**Task instructions:** Write out the data below exactly as given, without any of its pictures.

--- BEGIN ---

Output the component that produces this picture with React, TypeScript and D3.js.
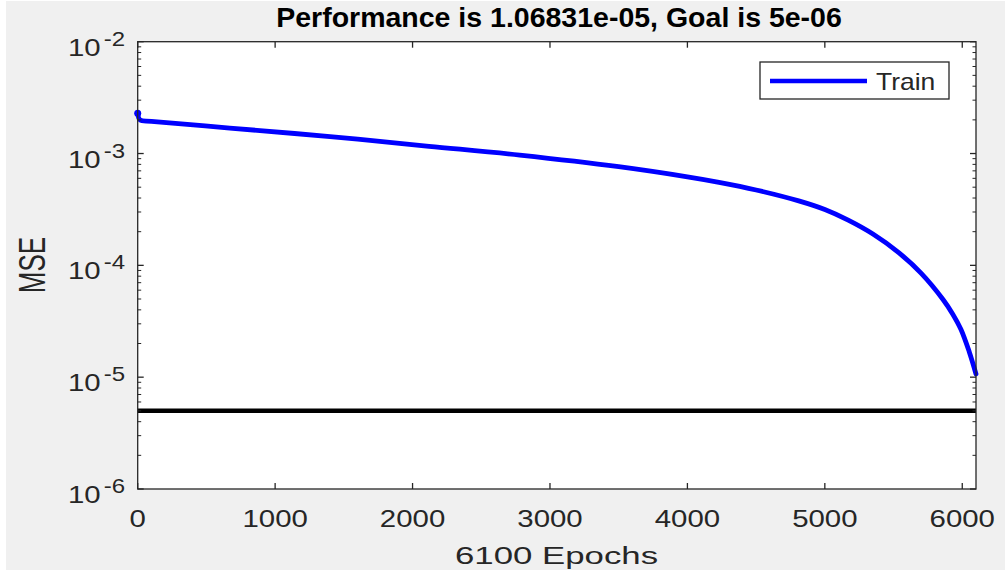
import React from "react";
import * as d3 from "d3";

const epochs = [0, 17, 100, 670, 1400, 2120, 2780, 3500, 4000, 4230, 4500, 4810, 5000, 5170, 5350, 5540, 5700, 5860, 5930, 5990, 6050, 6100];
const mse = [2.291e-3, 1.995e-3, 1.941e-3, 1.69e-3, 1.416e-3, 1.161e-3, 9.68e-4, 7.62e-4, 6.18e-4, 5.52e-4, 4.72e-4, 3.77e-4, 3.155e-4, 2.535e-4, 1.905e-4, 1.294e-4, 8.53e-5, 4.955e-5, 3.68e-5, 2.685e-5, 1.7e-5, 1.06831e-5];
const goal = 5e-6;
const xTicks = [0, 1000, 2000, 3000, 4000, 5000, 6000];
const yExponents = [-2, -3, -4, -5, -6];
const title = "Performance is 1.06831e-05, Goal is 5e-06";
const xLabel = "6100 Epochs";
const yLabel = "MSE";
const legendLabel = "Train";

const W = 1005, H = 572;
const L = 137.7, R = 976, T = 41.7, B = 489;
const AX = "#262626";
const FONT = "'Liberation Sans', Arial, Helvetica, sans-serif";

export default function App() {
  const x = d3.scaleLinear().domain([0, 6100]).range([L, R]);
  const y = d3.scaleLog().domain([1e-6, 1e-2]).range([B, T]);
  const line = d3.line<number>().x((_, i) => x(epochs[i])).y((d) => y(d)).curve(d3.curveCatmullRom.alpha(0.5));
  const minor = y.ticks().filter((v) => Math.abs(Math.log10(v) - Math.round(Math.log10(v))) > 1e-6);
  const sx = 1.2;
  return (
    <svg width={W} height={H} style={{ position: "fixed", left: 0, top: 0, background: "#fff" }} fontFamily={FONT}>
      <rect x={6} y={1} width={W - 6} height={569} fill="#f0f0f0" />
      <rect x={L} y={T} width={R - L} height={B - T} fill="#fff" />
      {/* goal line */}
      <line x1={x(0)} x2={x(6100)} y1={y(goal)} y2={y(goal)} stroke="#000" strokeWidth={4.5} />
      {/* performance */}
      <path d={line(mse) || ""} fill="none" stroke="#0000ff" strokeWidth={4.8} strokeLinejoin="round" strokeLinecap="round" />
      <circle cx={x(0)} cy={y(mse[0])} r={3.5} fill="#0000ff" />
      {/* axes box */}
      <rect x={L} y={T} width={R - L} height={B - T} fill="none" stroke={AX} strokeWidth={1.3} />
      {xTicks.map((t) => (
        <g key={"xt" + t}>
          <line x1={x(t)} x2={x(t)} y1={B} y2={B - 6} stroke={AX} strokeWidth={1.3} />
          <line x1={x(t)} x2={x(t)} y1={T} y2={T + 6} stroke={AX} strokeWidth={1.3} />
          <text transform={`translate(${x(t)},527) scale(${sx},1)`} textAnchor="middle" fontSize={24.5} fill={AX}>{t}</text>
        </g>
      ))}
      {yExponents.map((e) => {
        const v = Math.pow(10, e);
        return (
          <g key={"yt" + e}>
            <line x1={L} x2={L + 6} y1={y(v)} y2={y(v)} stroke={AX} strokeWidth={1.3} />
            <line x1={R} x2={R - 6} y1={y(v)} y2={y(v)} stroke={AX} strokeWidth={1.3} />
            <text transform={`translate(125,${y(v) + 14}) scale(${sx},1)`} textAnchor="end" fontSize={24.5} fill={AX}>
              10<tspan dx={2.5} dy={-10} fontSize={20}>{"-" + Math.abs(e)}</tspan>
            </text>
          </g>
        );
      })}
      {minor.map((v, i) => (
        <g key={"mn" + i}>
          <line x1={L} x2={L + 3.5} y1={y(v)} y2={y(v)} stroke={AX} strokeWidth={1} />
          <line x1={R} x2={R - 3.5} y1={y(v)} y2={y(v)} stroke={AX} strokeWidth={1} />
        </g>
      ))}
      {/* labels */}
      <text x={559} y={26.5} textAnchor="middle" fontSize={28.5} fontWeight="bold" fill="#000">{title}</text>
      <text transform={`translate(556.5,564) scale(1.45,1)`} textAnchor="middle" fontSize={24} fill={AX}>{xLabel}</text>
      <text transform={`translate(45,265) scale(1.45,1) rotate(-90)`} textAnchor="middle" fontSize={26} fill={AX}>{yLabel}</text>
      {/* legend */}
      <rect x={760} y={62} width={189} height={37} fill="#fff" stroke={AX} strokeWidth={1.3} />
      <line x1={770} x2={867} y1={81} y2={81} stroke="#0000ff" strokeWidth={4.5} />
      <text transform={`translate(876,90) scale(1.15,1)`} fontSize={23} fill={AX}>{legendLabel}</text>
    </svg>
  );
}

--- END ---

**Exercise answer:**
Output the component that produces this picture with React, TypeScript and D3.js.
import React from "react";
import * as d3 from "d3";

const epochs = [0, 17, 100, 670, 1400, 2120, 2780, 3500, 4000, 4230, 4500, 4810, 5000, 5170, 5350, 5540, 5700, 5860, 5930, 5990, 6050, 6100];
const mse = [2.291e-3, 1.995e-3, 1.941e-3, 1.69e-3, 1.416e-3, 1.161e-3, 9.68e-4, 7.62e-4, 6.18e-4, 5.52e-4, 4.72e-4, 3.77e-4, 3.155e-4, 2.535e-4, 1.905e-4, 1.294e-4, 8.53e-5, 4.955e-5, 3.68e-5, 2.685e-5, 1.7e-5, 1.06831e-5];
const goal = 5e-6;
const xTicks = [0, 1000, 2000, 3000, 4000, 5000, 6000];
const yExponents = [-2, -3, -4, -5, -6];
const title = "Performance is 1.06831e-05, Goal is 5e-06";
const xLabel = "6100 Epochs";
const yLabel = "MSE";
const legendLabel = "Train";

const W = 1005, H = 572;
const L = 137.7, R = 976, T = 41.7, B = 489;
const AX = "#262626";
const FONT = "'Liberation Sans', Arial, Helvetica, sans-serif";

export default function App() {
  const x = d3.scaleLinear().domain([0, 6100]).range([L, R]);
  const y = d3.scaleLog().domain([1e-6, 1e-2]).range([B, T]);
  const line = d3.line<number>().x((_, i) => x(epochs[i])).y((d) => y(d)).curve(d3.curveCatmullRom.alpha(0.5));
  const minor = y.ticks().filter((v) => Math.abs(Math.log10(v) - Math.round(Math.log10(v))) > 1e-6);
  const sx = 1.2;
  return (
    <svg width={W} height={H} style={{ position: "fixed", left: 0, top: 0, background: "#fff" }} fontFamily={FONT}>
      <rect x={6} y={1} width={W - 6} height={569} fill="#f0f0f0" />
      <rect x={L} y={T} width={R - L} height={B - T} fill="#fff" />
      {/* goal line */}
      <line x1={x(0)} x2={x(6100)} y1={y(goal)} y2={y(goal)} stroke="#000" strokeWidth={4.5} />
      {/* performance */}
      <path d={line(mse) || ""} fill="none" stroke="#0000ff" strokeWidth={4.8} strokeLinejoin="round" strokeLinecap="round" />
      <circle cx={x(0)} cy={y(mse[0])} r={3.5} fill="#0000ff" />
      {/* axes box */}
      <rect x={L} y={T} width={R - L} height={B - T} fill="none" stroke={AX} strokeWidth={1.3} />
      {xTicks.map((t) => (
        <g key={"xt" + t}>
          <line x1={x(t)} x2={x(t)} y1={B} y2={B - 6} stroke={AX} strokeWidth={1.3} />
          <line x1={x(t)} x2={x(t)} y1={T} y2={T + 6} stroke={AX} strokeWidth={1.3} />
          <text transform={`translate(${x(t)},527) scale(${sx},1)`} textAnchor="middle" fontSize={24.5} fill={AX}>{t}</text>
        </g>
      ))}
      {yExponents.map((e) => {
        const v = Math.pow(10, e);
        return (
          <g key={"yt" + e}>
            <line x1={L} x2={L + 6} y1={y(v)} y2={y(v)} stroke={AX} strokeWidth={1.3} />
            <line x1={R} x2={R - 6} y1={y(v)} y2={y(v)} stroke={AX} strokeWidth={1.3} />
            <text transform={`translate(125,${y(v) + 14}) scale(${sx},1)`} textAnchor="end" fontSize={24.5} fill={AX}>
              10<tspan dx={2.5} dy={-10} fontSize={20}>{"-" + Math.abs(e)}</tspan>
            </text>
          </g>
        );
      })}
      {minor.map((v, i) => (
        <g key={"mn" + i}>
          <line x1={L} x2={L + 3.5} y1={y(v)} y2={y(v)} stroke={AX} strokeWidth={1} />
          <line x1={R} x2={R - 3.5} y1={y(v)} y2={y(v)} stroke={AX} strokeWidth={1} />
        </g>
      ))}
      {/* labels */}
      <text x={559} y={26.5} textAnchor="middle" fontSize={28.5} fontWeight="bold" fill="#000">{title}</text>
      <text transform={`translate(556.5,564) scale(1.45,1)`} textAnchor="middle" fontSize={24} fill={AX}>{xLabel}</text>
      <text transform={`translate(45,265) scale(1.45,1) rotate(-90)`} textAnchor="middle" fontSize={26} fill={AX}>{yLabel}</text>
      {/* legend */}
      <rect x={760} y={62} width={189} height={37} fill="#fff" stroke={AX} strokeWidth={1.3} />
      <line x1={770} x2={867} y1={81} y2={81} stroke="#0000ff" strokeWidth={4.5} />
      <text transform={`translate(876,90) scale(1.15,1)`} fontSize={23} fill={AX}>{legendLabel}</text>
    </svg>
  );
}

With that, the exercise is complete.